While that increase in generation capacity would certainly mean an increase in thermal coal demand, the world’s second most populous country is also working to replace imported thermal coal with local supply.
The Economic Times reported earlier this month that Indian coal imports had dropped 20 per cent in May to 18.93 million tonnes (Mt) from May last year.
Coal India, which produces over 80 per cent of India’s domestic supply, has been mandated by the Indian government to replace at least 100Mt of imported coal with domestic supply in the 2021 financial year.
Even Gautam Adani, chairman of the Adani Group that is trying to build the Carmichael mine in Queensland, has expressed the view that while fossil fuels and renewables would co-exist in the near future, renewables would outpace fossil fuels in the long-term.
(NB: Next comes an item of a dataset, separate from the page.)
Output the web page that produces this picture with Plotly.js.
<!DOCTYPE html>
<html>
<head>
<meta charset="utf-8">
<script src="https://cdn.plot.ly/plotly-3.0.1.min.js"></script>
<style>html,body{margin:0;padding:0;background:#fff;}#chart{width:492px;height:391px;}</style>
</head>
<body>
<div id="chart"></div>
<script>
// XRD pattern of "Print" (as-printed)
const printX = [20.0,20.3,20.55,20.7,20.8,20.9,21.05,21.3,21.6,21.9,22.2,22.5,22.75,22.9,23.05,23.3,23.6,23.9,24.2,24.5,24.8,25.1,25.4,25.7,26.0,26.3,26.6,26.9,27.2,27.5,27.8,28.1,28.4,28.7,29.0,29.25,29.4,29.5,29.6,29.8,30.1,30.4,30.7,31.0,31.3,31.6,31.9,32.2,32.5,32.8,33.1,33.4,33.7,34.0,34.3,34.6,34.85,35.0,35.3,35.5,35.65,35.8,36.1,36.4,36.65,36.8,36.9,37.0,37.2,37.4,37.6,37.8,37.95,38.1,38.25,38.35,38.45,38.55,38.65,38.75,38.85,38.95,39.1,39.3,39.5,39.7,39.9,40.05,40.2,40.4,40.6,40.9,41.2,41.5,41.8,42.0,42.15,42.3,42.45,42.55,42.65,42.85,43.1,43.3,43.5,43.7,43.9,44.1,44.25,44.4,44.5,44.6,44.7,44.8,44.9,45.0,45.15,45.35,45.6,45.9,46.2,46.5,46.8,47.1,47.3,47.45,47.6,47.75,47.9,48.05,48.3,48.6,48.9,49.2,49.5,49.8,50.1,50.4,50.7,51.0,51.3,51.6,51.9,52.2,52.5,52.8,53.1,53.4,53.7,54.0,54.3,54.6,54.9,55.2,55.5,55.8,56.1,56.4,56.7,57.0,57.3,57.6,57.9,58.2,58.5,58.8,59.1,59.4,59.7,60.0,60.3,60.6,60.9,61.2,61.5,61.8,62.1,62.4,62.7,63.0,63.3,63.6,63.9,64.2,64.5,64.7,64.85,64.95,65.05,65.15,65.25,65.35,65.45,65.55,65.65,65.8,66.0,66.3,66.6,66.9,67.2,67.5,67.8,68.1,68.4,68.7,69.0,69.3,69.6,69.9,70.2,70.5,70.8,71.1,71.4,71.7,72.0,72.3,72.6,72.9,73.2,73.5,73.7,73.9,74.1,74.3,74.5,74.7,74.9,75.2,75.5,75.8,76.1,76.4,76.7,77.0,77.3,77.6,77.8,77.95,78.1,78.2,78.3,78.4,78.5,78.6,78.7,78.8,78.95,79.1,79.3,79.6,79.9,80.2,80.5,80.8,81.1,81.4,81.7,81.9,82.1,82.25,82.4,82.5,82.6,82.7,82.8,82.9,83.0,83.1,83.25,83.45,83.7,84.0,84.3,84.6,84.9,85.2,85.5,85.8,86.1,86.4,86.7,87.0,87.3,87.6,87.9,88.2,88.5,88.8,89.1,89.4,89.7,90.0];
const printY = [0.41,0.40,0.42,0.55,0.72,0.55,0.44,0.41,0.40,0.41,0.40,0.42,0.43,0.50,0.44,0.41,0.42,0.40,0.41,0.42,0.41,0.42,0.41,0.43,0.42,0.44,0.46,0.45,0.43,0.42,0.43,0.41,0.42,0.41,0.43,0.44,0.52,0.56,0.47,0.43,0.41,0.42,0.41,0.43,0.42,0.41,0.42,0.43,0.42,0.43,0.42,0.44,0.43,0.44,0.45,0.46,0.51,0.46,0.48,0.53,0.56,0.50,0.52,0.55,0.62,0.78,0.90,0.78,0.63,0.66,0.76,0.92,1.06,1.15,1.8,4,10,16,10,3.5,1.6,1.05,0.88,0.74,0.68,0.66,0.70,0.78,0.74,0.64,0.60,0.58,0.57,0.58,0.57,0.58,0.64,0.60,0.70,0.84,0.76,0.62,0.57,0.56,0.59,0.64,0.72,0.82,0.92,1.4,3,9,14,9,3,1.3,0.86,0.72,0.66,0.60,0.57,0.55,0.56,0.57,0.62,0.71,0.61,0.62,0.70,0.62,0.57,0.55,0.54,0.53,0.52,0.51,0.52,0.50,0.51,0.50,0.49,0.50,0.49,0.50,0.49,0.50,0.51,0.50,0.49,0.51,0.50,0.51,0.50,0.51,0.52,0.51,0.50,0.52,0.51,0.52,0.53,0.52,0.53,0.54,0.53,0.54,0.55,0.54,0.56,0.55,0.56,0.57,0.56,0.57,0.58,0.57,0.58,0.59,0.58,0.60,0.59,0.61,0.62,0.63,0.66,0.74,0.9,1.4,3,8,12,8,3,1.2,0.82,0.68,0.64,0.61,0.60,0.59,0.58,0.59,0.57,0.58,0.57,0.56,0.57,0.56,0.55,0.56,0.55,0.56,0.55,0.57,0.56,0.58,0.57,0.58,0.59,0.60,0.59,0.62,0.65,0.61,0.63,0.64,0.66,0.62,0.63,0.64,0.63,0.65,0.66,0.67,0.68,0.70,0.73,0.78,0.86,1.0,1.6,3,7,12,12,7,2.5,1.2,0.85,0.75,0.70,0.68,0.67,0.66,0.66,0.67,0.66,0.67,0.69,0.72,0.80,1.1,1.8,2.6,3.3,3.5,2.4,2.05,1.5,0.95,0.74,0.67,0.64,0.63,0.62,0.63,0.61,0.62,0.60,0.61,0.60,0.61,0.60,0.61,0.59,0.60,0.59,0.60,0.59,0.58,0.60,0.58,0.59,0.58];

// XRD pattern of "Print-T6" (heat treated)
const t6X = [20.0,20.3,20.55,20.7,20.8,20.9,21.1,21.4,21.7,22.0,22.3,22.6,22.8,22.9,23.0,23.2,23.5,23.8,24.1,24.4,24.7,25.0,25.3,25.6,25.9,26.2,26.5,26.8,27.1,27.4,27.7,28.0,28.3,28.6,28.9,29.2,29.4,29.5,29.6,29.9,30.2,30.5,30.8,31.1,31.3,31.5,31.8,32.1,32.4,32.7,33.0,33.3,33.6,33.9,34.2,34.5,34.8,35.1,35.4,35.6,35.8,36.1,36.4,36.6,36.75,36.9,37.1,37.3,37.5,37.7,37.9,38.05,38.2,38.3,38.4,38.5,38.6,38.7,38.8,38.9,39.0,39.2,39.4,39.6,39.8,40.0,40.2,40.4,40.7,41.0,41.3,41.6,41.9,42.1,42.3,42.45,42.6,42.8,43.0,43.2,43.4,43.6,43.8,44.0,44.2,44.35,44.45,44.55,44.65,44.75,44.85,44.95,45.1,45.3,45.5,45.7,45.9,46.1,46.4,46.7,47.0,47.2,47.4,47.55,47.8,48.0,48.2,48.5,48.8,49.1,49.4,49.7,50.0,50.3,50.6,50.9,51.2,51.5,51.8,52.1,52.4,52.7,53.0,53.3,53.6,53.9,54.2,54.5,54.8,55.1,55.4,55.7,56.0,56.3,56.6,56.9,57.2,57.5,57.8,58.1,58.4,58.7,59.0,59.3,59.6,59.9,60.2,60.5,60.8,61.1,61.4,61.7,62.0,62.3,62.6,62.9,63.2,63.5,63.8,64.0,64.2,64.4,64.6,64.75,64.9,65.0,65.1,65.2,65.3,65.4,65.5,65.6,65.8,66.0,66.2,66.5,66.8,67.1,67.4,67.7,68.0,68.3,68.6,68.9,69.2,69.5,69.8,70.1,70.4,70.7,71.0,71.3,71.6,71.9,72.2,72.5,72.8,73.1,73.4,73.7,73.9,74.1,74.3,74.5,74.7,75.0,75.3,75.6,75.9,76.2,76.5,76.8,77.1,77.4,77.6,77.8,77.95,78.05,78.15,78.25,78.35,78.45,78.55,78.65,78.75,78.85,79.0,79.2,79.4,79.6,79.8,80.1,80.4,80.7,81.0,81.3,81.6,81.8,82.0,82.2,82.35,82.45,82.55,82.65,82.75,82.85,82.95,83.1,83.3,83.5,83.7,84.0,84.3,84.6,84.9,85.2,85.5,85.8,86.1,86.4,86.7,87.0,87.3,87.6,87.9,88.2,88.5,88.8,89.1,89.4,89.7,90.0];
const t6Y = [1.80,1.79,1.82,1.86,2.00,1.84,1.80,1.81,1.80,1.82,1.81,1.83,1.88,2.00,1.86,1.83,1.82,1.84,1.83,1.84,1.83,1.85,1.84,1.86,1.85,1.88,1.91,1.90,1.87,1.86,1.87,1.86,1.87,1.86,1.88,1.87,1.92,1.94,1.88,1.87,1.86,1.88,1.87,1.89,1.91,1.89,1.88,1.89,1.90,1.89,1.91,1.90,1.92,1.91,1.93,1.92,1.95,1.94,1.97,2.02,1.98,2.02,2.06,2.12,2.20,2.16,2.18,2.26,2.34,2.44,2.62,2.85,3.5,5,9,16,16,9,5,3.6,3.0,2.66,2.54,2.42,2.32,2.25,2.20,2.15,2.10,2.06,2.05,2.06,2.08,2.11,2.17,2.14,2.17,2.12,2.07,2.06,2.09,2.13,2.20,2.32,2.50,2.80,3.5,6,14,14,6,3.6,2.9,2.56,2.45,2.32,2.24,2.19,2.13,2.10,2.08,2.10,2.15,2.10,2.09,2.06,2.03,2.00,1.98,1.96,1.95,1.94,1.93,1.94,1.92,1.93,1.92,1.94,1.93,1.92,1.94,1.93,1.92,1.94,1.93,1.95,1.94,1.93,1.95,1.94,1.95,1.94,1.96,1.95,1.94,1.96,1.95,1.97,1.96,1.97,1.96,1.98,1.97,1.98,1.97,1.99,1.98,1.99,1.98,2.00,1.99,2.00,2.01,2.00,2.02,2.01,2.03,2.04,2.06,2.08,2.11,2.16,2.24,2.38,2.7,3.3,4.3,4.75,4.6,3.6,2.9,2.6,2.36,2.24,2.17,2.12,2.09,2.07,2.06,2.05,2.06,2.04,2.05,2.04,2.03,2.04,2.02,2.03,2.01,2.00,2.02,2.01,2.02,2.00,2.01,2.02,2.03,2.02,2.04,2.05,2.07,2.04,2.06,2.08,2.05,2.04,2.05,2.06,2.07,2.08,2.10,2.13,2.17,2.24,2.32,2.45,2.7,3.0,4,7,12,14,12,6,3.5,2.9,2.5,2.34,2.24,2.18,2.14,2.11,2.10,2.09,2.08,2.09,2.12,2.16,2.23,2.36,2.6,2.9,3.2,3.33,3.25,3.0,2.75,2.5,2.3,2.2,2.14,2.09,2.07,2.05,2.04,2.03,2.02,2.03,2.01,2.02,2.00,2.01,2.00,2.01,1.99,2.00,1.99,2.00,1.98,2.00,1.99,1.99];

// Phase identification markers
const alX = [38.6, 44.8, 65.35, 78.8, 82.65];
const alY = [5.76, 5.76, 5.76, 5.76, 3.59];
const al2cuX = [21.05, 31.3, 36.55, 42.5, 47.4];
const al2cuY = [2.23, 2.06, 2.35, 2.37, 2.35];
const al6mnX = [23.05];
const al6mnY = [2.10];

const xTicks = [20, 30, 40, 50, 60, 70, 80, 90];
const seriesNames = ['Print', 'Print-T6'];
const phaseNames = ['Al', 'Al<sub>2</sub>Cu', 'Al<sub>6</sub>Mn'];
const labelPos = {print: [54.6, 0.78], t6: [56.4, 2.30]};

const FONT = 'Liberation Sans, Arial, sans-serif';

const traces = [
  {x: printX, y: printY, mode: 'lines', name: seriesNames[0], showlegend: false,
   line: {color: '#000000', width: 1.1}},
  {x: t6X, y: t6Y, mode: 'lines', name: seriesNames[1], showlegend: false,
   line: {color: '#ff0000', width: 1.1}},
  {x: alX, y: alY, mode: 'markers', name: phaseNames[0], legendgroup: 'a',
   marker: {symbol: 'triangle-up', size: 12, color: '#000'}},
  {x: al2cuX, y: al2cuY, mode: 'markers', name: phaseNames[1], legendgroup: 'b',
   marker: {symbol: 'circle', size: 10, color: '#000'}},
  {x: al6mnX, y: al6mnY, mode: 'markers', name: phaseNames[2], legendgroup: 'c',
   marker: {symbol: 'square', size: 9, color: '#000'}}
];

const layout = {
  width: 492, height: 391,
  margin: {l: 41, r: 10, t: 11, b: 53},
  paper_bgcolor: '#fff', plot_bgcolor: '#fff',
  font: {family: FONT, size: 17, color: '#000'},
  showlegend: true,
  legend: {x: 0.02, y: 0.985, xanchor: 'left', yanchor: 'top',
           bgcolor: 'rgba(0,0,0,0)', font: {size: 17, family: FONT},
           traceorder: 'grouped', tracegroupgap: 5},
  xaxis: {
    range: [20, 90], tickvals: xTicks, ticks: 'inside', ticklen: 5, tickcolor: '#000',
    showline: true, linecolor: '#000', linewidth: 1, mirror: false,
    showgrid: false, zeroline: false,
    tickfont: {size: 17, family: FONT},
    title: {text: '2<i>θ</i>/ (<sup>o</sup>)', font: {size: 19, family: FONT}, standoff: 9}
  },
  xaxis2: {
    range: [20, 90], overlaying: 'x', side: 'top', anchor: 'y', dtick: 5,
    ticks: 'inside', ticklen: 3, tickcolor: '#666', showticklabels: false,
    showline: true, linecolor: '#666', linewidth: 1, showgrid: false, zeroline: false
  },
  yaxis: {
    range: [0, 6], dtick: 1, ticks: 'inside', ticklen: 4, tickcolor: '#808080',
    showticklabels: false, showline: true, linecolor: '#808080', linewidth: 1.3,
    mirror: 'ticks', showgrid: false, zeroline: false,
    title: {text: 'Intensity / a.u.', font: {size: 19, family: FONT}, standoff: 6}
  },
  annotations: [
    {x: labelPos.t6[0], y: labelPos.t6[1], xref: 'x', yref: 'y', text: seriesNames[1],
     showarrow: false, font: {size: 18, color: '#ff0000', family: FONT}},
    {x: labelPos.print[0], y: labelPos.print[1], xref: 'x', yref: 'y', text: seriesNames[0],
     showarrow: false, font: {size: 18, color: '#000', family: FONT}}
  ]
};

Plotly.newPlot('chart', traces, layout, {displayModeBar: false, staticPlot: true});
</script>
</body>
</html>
India isn’t the only country looking to cut coal imports, South Korea is also reducing thermal coal use as part of the government’s pledge to achieve net zero emissions by 2050.
The US Energy Information Administration has also lowered its coal production forecasts for 2020, predicting a 25 per cent drop in US coal production from 2019 levels.
Part of this is likely due to continued improvements in the cost of renewable energy.
The International Renewable Energy Agency (IRENA) recently found that on average, new solar photovoltaic (PV) and onshore wind power cost less than keeping many existing coal plants in operation.
Goldman Sachs believes that the transition to renewable power from traditional fuels will create a $US16 trillion investment opportunity through 2030.
Infigen (ASX:IFN) has found itself the target of competing takeover offers from Spanish utility Iberdrola and UAC Energy Holdings that value the company at 86c and 80c-per-share respectively.
Unsurprisingly, the company has recommended that shareholders accept the Iberdrola offer and reject the UAC offer.
Iberdrola is the number one producer of wind power and one of the world’s largest electricity utilities by market capitalisation.
Likewise, Windlab (ASX:WND) is in the process of being acquired by Wind Acquisition 2 after shareholders and the Supreme Court of New South Wales gave their approval to the transaction.
Meanwhile, New Energy Solar (ASX:NEW) recently agreed to sell a 50 per cent stake in its Mount Signal 2 solar power plant in California to NextPowerIII for $US52m.
The price compares well with the December 2019 valuation of $US50.25m for a 50 per cent stake in the project and its original equity investment value for half the project of $US44m.
Chief executive officer John Martin says that despite the difficult circumstances, the sale to a reputable renewable energy investor reinforces the company’s belief that its asset values are real and realisable.
“Also, this transaction demonstrates that the transition to renewable generation is a market transformation that won’t be easily de-railed,” he said.